Every line that contains the word "with" should be copied out.
########################################
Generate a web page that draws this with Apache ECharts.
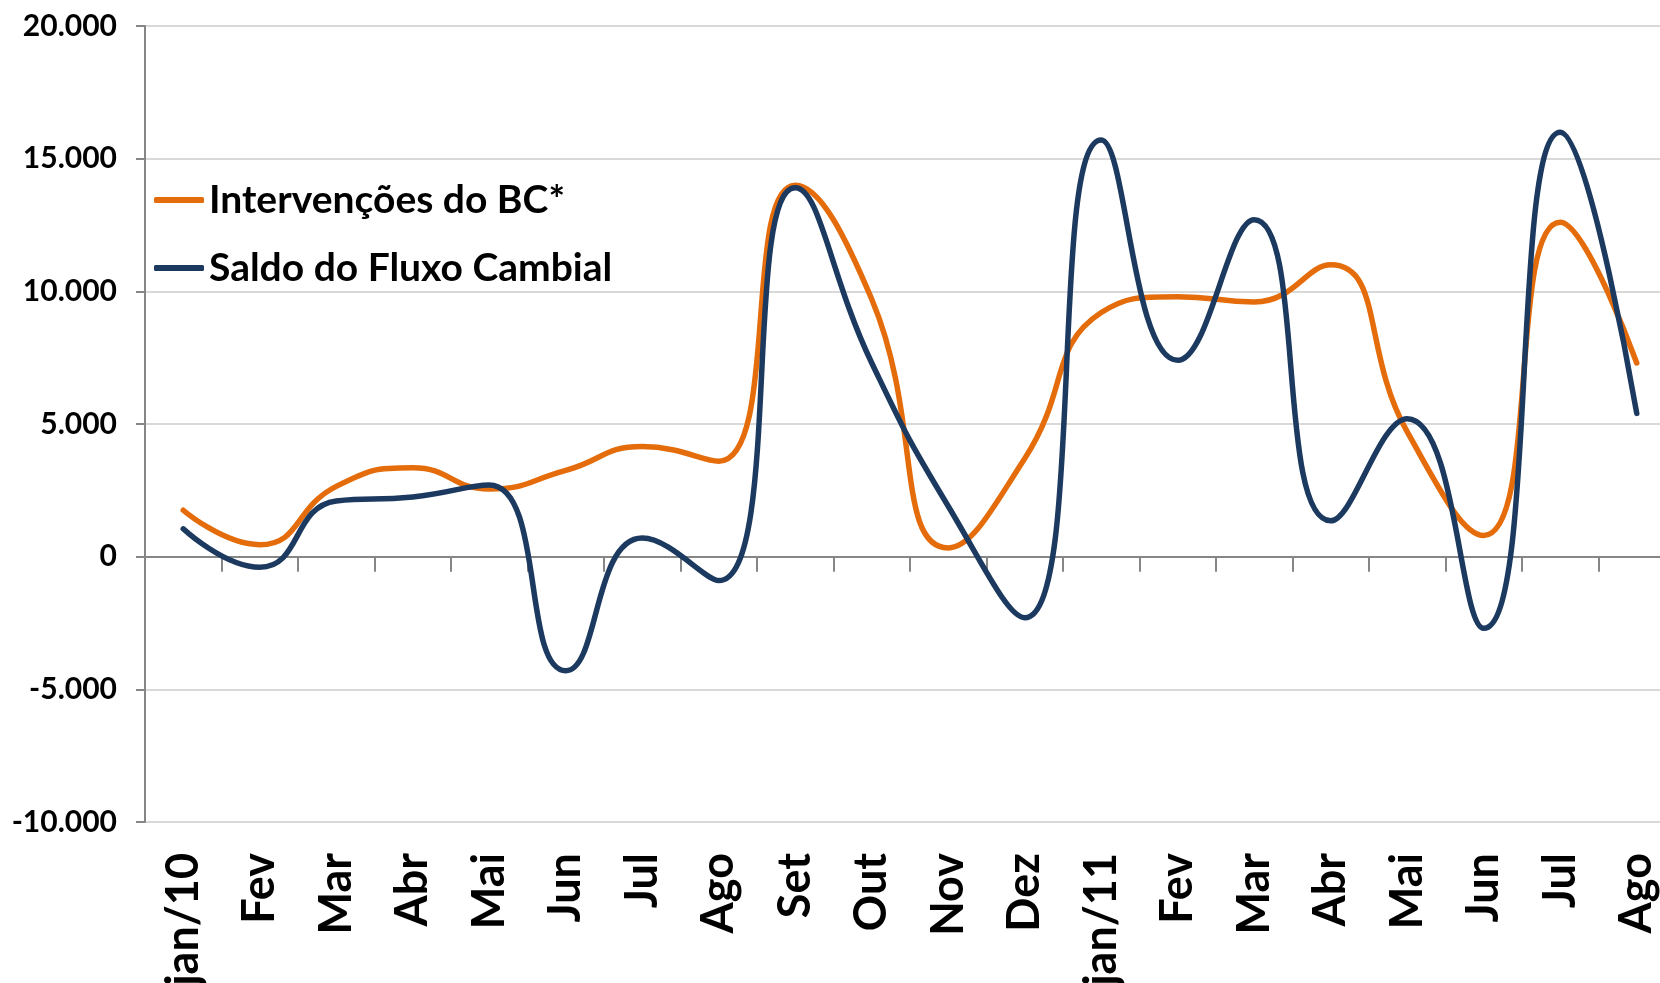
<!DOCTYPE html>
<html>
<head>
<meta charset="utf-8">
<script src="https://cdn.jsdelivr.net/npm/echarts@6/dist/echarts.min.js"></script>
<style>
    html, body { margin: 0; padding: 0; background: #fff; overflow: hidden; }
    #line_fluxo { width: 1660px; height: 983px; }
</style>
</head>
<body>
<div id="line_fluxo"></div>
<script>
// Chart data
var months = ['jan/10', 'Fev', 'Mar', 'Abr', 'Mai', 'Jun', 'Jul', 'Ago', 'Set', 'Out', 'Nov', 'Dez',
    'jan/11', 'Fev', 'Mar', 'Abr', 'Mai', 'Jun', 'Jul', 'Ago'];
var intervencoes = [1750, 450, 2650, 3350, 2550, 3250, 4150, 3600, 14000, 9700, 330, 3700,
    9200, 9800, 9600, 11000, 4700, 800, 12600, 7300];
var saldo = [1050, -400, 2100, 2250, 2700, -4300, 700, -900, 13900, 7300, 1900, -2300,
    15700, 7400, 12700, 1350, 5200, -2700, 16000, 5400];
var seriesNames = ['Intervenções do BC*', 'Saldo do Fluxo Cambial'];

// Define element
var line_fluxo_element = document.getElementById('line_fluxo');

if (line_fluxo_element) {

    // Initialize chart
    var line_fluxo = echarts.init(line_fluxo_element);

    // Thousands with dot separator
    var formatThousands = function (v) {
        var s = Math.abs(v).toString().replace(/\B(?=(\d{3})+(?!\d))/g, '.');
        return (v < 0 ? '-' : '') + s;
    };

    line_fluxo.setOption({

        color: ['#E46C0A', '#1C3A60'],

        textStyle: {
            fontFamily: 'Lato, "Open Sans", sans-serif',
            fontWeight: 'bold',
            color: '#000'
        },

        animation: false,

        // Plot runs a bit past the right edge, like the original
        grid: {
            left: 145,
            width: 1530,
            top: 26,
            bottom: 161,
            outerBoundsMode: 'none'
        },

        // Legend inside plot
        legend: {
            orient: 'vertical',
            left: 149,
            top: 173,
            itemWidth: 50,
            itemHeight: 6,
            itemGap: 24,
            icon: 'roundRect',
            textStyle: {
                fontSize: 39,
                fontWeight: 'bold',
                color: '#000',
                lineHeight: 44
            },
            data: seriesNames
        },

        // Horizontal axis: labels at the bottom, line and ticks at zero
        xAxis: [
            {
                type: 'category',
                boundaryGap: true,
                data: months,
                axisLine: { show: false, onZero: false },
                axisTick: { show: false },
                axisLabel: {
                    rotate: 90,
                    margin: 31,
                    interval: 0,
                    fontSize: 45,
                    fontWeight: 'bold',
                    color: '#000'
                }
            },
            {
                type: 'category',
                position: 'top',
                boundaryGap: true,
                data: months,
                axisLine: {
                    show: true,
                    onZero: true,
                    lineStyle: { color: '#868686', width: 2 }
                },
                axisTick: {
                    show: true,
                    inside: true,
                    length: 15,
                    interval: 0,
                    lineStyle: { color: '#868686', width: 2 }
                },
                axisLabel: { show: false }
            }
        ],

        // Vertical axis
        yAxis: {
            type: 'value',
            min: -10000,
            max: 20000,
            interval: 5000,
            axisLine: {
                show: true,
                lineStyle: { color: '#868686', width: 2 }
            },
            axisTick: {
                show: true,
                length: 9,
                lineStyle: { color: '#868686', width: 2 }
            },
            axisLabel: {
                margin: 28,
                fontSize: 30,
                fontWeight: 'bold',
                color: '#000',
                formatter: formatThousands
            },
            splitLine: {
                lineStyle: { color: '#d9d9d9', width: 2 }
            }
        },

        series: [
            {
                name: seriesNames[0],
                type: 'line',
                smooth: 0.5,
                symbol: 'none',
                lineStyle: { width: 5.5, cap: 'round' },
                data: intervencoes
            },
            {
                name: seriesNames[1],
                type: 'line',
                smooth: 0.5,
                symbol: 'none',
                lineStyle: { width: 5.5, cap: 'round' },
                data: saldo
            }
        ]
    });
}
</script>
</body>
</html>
########################################
## RESPONSE FOR THIS EXERCISE
Generate a web page that draws this with Apache ECharts.
    // Thousands with dot separator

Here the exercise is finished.